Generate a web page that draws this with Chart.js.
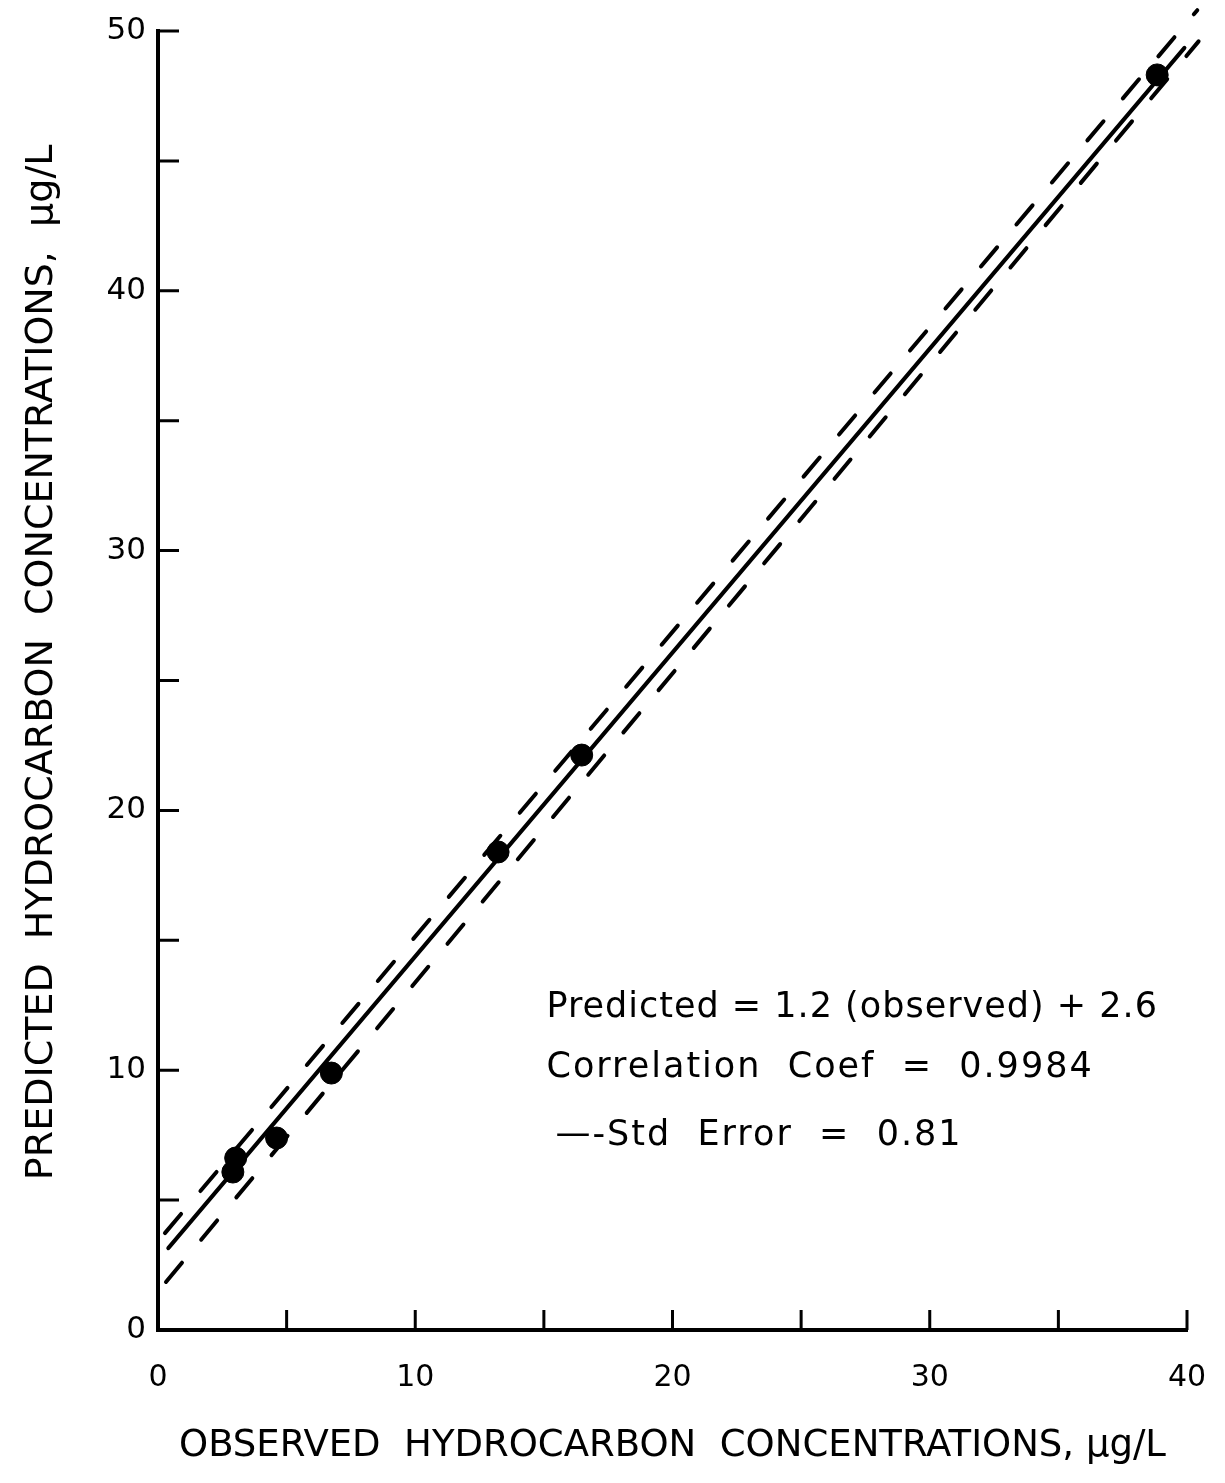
<!DOCTYPE html>
<html>
<head>
<meta charset="utf-8">
<script src="https://cdn.jsdelivr.net/npm/chart.js@4.4.1/dist/chart.umd.min.js"></script>
<style>
  body { margin: 0; background: #fff; }
  canvas { display: block; }
</style>
</head>
<body>
<canvas id="myChart" width="1225" height="1483"></canvas>
<script>
// observed vs predicted hydrocarbon concentrations (ug/L)
const observed = [2.91, 3.02, 4.61, 6.74, 13.22, 16.47, 38.84];
const predicted = [6.08, 6.62, 7.39, 9.89, 18.40, 22.13, 48.31];

// regression line and +/- std error lines, as drawn (end points)
const fitX = [0.4, 39.9];
const fitY = [3.15, 49.35];
const upperX = [0.27, 40.4];
const upperY = [3.73, 50.8];
const lowerX = [0.31, 40.45];
const lowerY = [1.85, 49.6];

const xTicks = [0, 5, 10, 15, 20, 25, 30, 35, 40];
const yTicks = [0, 5, 10, 15, 20, 25, 30, 35, 40, 45, 50];

const noteLines = [
    'Predicted = 1.2 (observed) + 2.6',
    'Correlation  Coef  =  0.9984',
    '\u2014-Std  Error  =  0.81'
];

const toPts = (xs, ys) => xs.map((x, i) => ({x: x, y: ys[i]}));

const FONT = '"DejaVu Sans", "Liberation Sans", sans-serif';

// tick marks drawn inward, like the original plot
const innerTicks = {
    id: 'innerTicks',
    afterDraw(chart) {
        const ctx = chart.ctx;
        const xs = chart.scales.x, ys = chart.scales.y;
        const a = chart.chartArea;
        ctx.save();
        ctx.strokeStyle = '#000';
        ctx.lineWidth = 3;
        ctx.beginPath();
        yTicks.forEach(v => {
            if (v === 0) return;
            const py = ys.getPixelForValue(v);
            ctx.moveTo(a.left, py);
            ctx.lineTo(a.left + 21, py);
        });
        xTicks.forEach(v => {
            if (v === 0) return;
            const px = xs.getPixelForValue(v);
            ctx.moveTo(px, a.bottom);
            ctx.lineTo(px, a.bottom - 20);
        });
        ctx.stroke();
        ctx.restore();
    }
};

// equation / stats text inside the plot
const notes = {
    id: 'notes',
    afterDraw(chart) {
        const ctx = chart.ctx;
        const xs = chart.scales.x, ys = chart.scales.y;
        ctx.save();
        ctx.fillStyle = '#000';
        ctx.font = '35px ' + FONT;
        ctx.textBaseline = 'middle';
        ctx.textAlign = 'left';
        const x0 = xs.getPixelForValue(15.1);
        ctx.letterSpacing = '1px';
        ctx.fillText(noteLines[0], x0, ys.getPixelForValue(12.38));
        ctx.letterSpacing = '2px';
        ctx.fillText(noteLines[1], x0, ys.getPixelForValue(10.08));
        ctx.letterSpacing = '2px';
        ctx.fillText(noteLines[2], x0 + 9, ys.getPixelForValue(7.46));
        ctx.restore();
    }
};

const lineSet = (data, dash) => ({
    type: 'scatter',
    data: data,
    showLine: true,
    borderColor: '#000',
    borderWidth: 4,
    borderDash: dash,
    borderCapStyle: 'round',
    pointRadius: 0,
    pointHoverRadius: 0,
    clip: false
});

const ctx = document.getElementById('myChart').getContext('2d');

const myChart = new Chart(ctx, {
    type: 'scatter',
    data: {
        datasets: [
            lineSet(toPts(fitX, fitY), []),
            lineSet(toPts(upperX, upperY), [25, 30]),
            lineSet(toPts(lowerX, lowerY), [25, 30]),
            {
                data: toPts(observed, predicted),
                backgroundColor: '#000',
                borderColor: '#000',
                pointRadius: 11,
                pointHoverRadius: 11,
                clip: false
            }
        ]
    },
    options: {
        responsive: false,
        animation: false,
        events: [],
        layout: {
            padding: {left: 0, right: 38, top: 31, bottom: 0}
        },
        plugins: {
            legend: {display: false},
            tooltip: {enabled: false}
        },
        scales: {
            x: {
                type: 'linear',
                min: 0,
                max: 40,
                afterFit: s => {
                    s.height = 153;
                    s.paddingLeft = 0;
                    s.paddingRight = 0;
                },
                afterBuildTicks: s => { s.ticks = xTicks.map(v => ({value: v})); },
                grid: {display: false, drawTicks: false},
                border: {display: true, color: '#000', width: 4},
                ticks: {
                    autoSkip: false,
                    maxRotation: 0,
                    padding: 30,
                    color: '#000',
                    font: {family: FONT, size: 30},
                    callback: v => (v % 10 === 0 ? v : '')
                },
                title: {
                    display: true,
                    text: 'OBSERVED  HYDROCARBON  CONCENTRATIONS, \u03bcg/L',
                    color: '#000',
                    font: {family: FONT, size: 37},
                    padding: {top: 0, bottom: 14}
                }
            },
            y: {
                type: 'linear',
                min: 0,
                max: 50,
                afterFit: s => {
                    s.width = 158;
                    s.paddingTop = 0;
                    s.paddingBottom = 0;
                },
                afterBuildTicks: s => { s.ticks = yTicks.map(v => ({value: v})); },
                grid: {display: false, drawTicks: false},
                border: {display: true, color: '#000', width: 4},
                ticks: {
                    autoSkip: false,
                    padding: 12,
                    color: '#000',
                    font: {family: FONT, size: 31},
                    callback: v => (v % 10 === 0 ? v : '')
                },
                title: {
                    display: true,
                    // leading spaces nudge the label up a little, as in the original
                    text: '   PREDICTED  HYDROCARBON  CONCENTRATIONS,  \u03bcg/L',
                    color: '#000',
                    font: {family: FONT, size: 38},
                    padding: {top: 19, bottom: 0}
                }
            }
        }
    },
    plugins: [innerTicks, notes]
});
</script>
</body>
</html>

════════

• [TASK TO COMPLETE]: Reproduce the full material exactly, excluding the pictures.

• [WRITTEN SOLUTION]:
Generate a web page that draws this with Chart.js.
<!DOCTYPE html>
<html>
<head>
<meta charset="utf-8">
<script src="https://cdn.jsdelivr.net/npm/chart.js@4.4.1/dist/chart.umd.min.js"></script>
<style>
  body { margin: 0; background: #fff; }
  canvas { display: block; }
</style>
</head>
<body>
<canvas id="myChart" width="1225" height="1483"></canvas>
<script>
// observed vs predicted hydrocarbon concentrations (ug/L)
const observed = [2.91, 3.02, 4.61, 6.74, 13.22, 16.47, 38.84];
const predicted = [6.08, 6.62, 7.39, 9.89, 18.40, 22.13, 48.31];

// regression line and +/- std error lines, as drawn (end points)
const fitX = [0.4, 39.9];
const fitY = [3.15, 49.35];
const upperX = [0.27, 40.4];
const upperY = [3.73, 50.8];
const lowerX = [0.31, 40.45];
const lowerY = [1.85, 49.6];

const xTicks = [0, 5, 10, 15, 20, 25, 30, 35, 40];
const yTicks = [0, 5, 10, 15, 20, 25, 30, 35, 40, 45, 50];

const noteLines = [
    'Predicted = 1.2 (observed) + 2.6',
    'Correlation  Coef  =  0.9984',
    '\u2014-Std  Error  =  0.81'
];

const toPts = (xs, ys) => xs.map((x, i) => ({x: x, y: ys[i]}));

const FONT = '"DejaVu Sans", "Liberation Sans", sans-serif';

// tick marks drawn inward, like the original plot
const innerTicks = {
    id: 'innerTicks',
    afterDraw(chart) {
        const ctx = chart.ctx;
        const xs = chart.scales.x, ys = chart.scales.y;
        const a = chart.chartArea;
        ctx.save();
        ctx.strokeStyle = '#000';
        ctx.lineWidth = 3;
        ctx.beginPath();
        yTicks.forEach(v => {
            if (v === 0) return;
            const py = ys.getPixelForValue(v);
            ctx.moveTo(a.left, py);
            ctx.lineTo(a.left + 21, py);
        });
        xTicks.forEach(v => {
            if (v === 0) return;
            const px = xs.getPixelForValue(v);
            ctx.moveTo(px, a.bottom);
            ctx.lineTo(px, a.bottom - 20);
        });
        ctx.stroke();
        ctx.restore();
    }
};

// equation / stats text inside the plot
const notes = {
    id: 'notes',
    afterDraw(chart) {
        const ctx = chart.ctx;
        const xs = chart.scales.x, ys = chart.scales.y;
        ctx.save();
        ctx.fillStyle = '#000';
        ctx.font = '35px ' + FONT;
        ctx.textBaseline = 'middle';
        ctx.textAlign = 'left';
        const x0 = xs.getPixelForValue(15.1);
        ctx.letterSpacing = '1px';
        ctx.fillText(noteLines[0], x0, ys.getPixelForValue(12.38));
        ctx.letterSpacing = '2px';
        ctx.fillText(noteLines[1], x0, ys.getPixelForValue(10.08));
        ctx.letterSpacing = '2px';
        ctx.fillText(noteLines[2], x0 + 9, ys.getPixelForValue(7.46));
        ctx.restore();
    }
};

const lineSet = (data, dash) => ({
    type: 'scatter',
    data: data,
    showLine: true,
    borderColor: '#000',
    borderWidth: 4,
    borderDash: dash,
    borderCapStyle: 'round',
    pointRadius: 0,
    pointHoverRadius: 0,
    clip: false
});

const ctx = document.getElementById('myChart').getContext('2d');

const myChart = new Chart(ctx, {
    type: 'scatter',
    data: {
        datasets: [
            lineSet(toPts(fitX, fitY), []),
            lineSet(toPts(upperX, upperY), [25, 30]),
            lineSet(toPts(lowerX, lowerY), [25, 30]),
            {
                data: toPts(observed, predicted),
                backgroundColor: '#000',
                borderColor: '#000',
                pointRadius: 11,
                pointHoverRadius: 11,
                clip: false
            }
        ]
    },
    options: {
        responsive: false,
        animation: false,
        events: [],
        layout: {
            padding: {left: 0, right: 38, top: 31, bottom: 0}
        },
        plugins: {
            legend: {display: false},
            tooltip: {enabled: false}
        },
        scales: {
            x: {
                type: 'linear',
                min: 0,
                max: 40,
                afterFit: s => {
                    s.height = 153;
                    s.paddingLeft = 0;
                    s.paddingRight = 0;
                },
                afterBuildTicks: s => { s.ticks = xTicks.map(v => ({value: v})); },
                grid: {display: false, drawTicks: false},
                border: {display: true, color: '#000', width: 4},
                ticks: {
                    autoSkip: false,
                    maxRotation: 0,
                    padding: 30,
                    color: '#000',
                    font: {family: FONT, size: 30},
                    callback: v => (v % 10 === 0 ? v : '')
                },
                title: {
                    display: true,
                    text: 'OBSERVED  HYDROCARBON  CONCENTRATIONS, \u03bcg/L',
                    color: '#000',
                    font: {family: FONT, size: 37},
                    padding: {top: 0, bottom: 14}
                }
            },
            y: {
                type: 'linear',
                min: 0,
                max: 50,
                afterFit: s => {
                    s.width = 158;
                    s.paddingTop = 0;
                    s.paddingBottom = 0;
                },
                afterBuildTicks: s => { s.ticks = yTicks.map(v => ({value: v})); },
                grid: {display: false, drawTicks: false},
                border: {display: true, color: '#000', width: 4},
                ticks: {
                    autoSkip: false,
                    padding: 12,
                    color: '#000',
                    font: {family: FONT, size: 31},
                    callback: v => (v % 10 === 0 ? v : '')
                },
                title: {
                    display: true,
                    // leading spaces nudge the label up a little, as in the original
                    text: '   PREDICTED  HYDROCARBON  CONCENTRATIONS,  \u03bcg/L',
                    color: '#000',
                    font: {family: FONT, size: 38},
                    padding: {top: 19, bottom: 0}
                }
            }
        }
    },
    plugins: [innerTicks, notes]
});
</script>
</body>
</html>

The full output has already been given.